Basic Expansion Formulas
In mathematics, expansion formulas are used to rewrite expressions in a simpler or more convenient form. These formulas are essential for simplifying complex expressions, solving equations, and understanding various mathematical concepts. Here are some basic expansion formulas:
1. Binomial Theorem
The binomial theorem provides a formula for expanding expressions of the form $(x + y)^n$, where n is a non-negative integer.
Formula: $(x + y)^n = \sum_{k=0}^n \binom{n}{k} x^{n-k} y^k$
where $\binom{n}{k}$ is the binomial coefficient, which is calculated as:
$\binom{n}{k} = \frac{n!}{k!(n-k)!}$
Example: Expanding $(x + y)^3$ using the binomial theorem:
$(x + y)^3 = \binom{3}{0} x^3 y^0 + \binom{3}{1} x^2 y^1 + \binom{3}{2} x^1 y^2 + \binom{3}{3} x^0 y^3$ $= x^3 + 3x^2y + 3xy^2 + y^3$
2. Sum and Difference of Cubes
These formulas allow us to expand expressions involving cubes.
Formula:
- Sum of Cubes: $a^3 + b^3 = (a + b)(a^2 - ab + b^2)$
- Difference of Cubes: $a^3 - b^3 = (a - b)(a^2 + ab + b^2)$
Example:
- Expanding $x^3 + 8$ using the sum of cubes formula: $x^3 + 8 = (x + 2)(x^2 - 2x + 4)$
- Expanding $27y^3 - 1$ using the difference of cubes formula: $27y^3 - 1 = (3y - 1)(9y^2 + 3y + 1)$
3. Perfect Square Trinomials
These formulas simplify expressions involving squares of binomials.
Formula:
- Square of a Sum: $(a + b)^2 = a^2 + 2ab + b^2$
- Square of a Difference: $(a - b)^2 = a^2 - 2ab + b^2$
Example:
- Expanding $(2x + 3y)^2$ using the square of a sum formula: $(2x + 3y)^2 = (2x)^2 + 2(2x)(3y) + (3y)^2 = 4x^2 + 12xy + 9y^2$
- Expanding $(5x - 2y)^2$ using the square of a difference formula: $(5x - 2y)^2 = (5x)^2 - 2(5x)(2y) + (2y)^2 = 25x^2 - 20xy + 4y^2$
4. Difference of Squares
This formula is used to factor expressions involving the difference of two squares.
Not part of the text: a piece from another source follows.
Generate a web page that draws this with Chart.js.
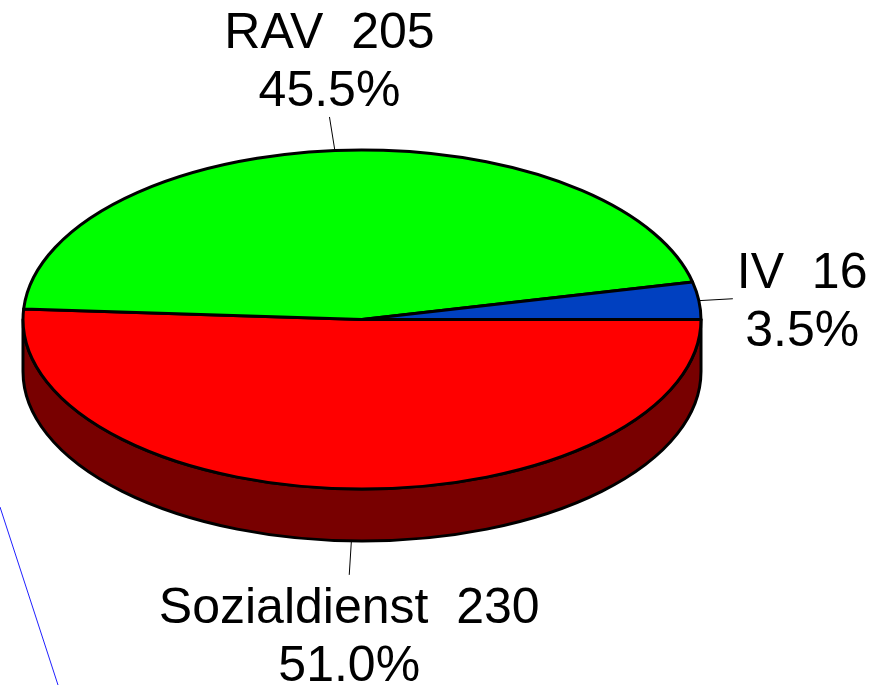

Formula: $a^2 - b^2 = (a + b)(a - b)$
Example:
- Expanding $9x^2 - 4y^2$ using the difference of squares formula: $9x^2 - 4y^2 = (3x + 2y)(3x - 2y)$
These basic expansion formulas are valuable tools for simplifying and manipulating algebraic expressions. Mastering these formulas will enhance your understanding of algebra and other related mathematical concepts.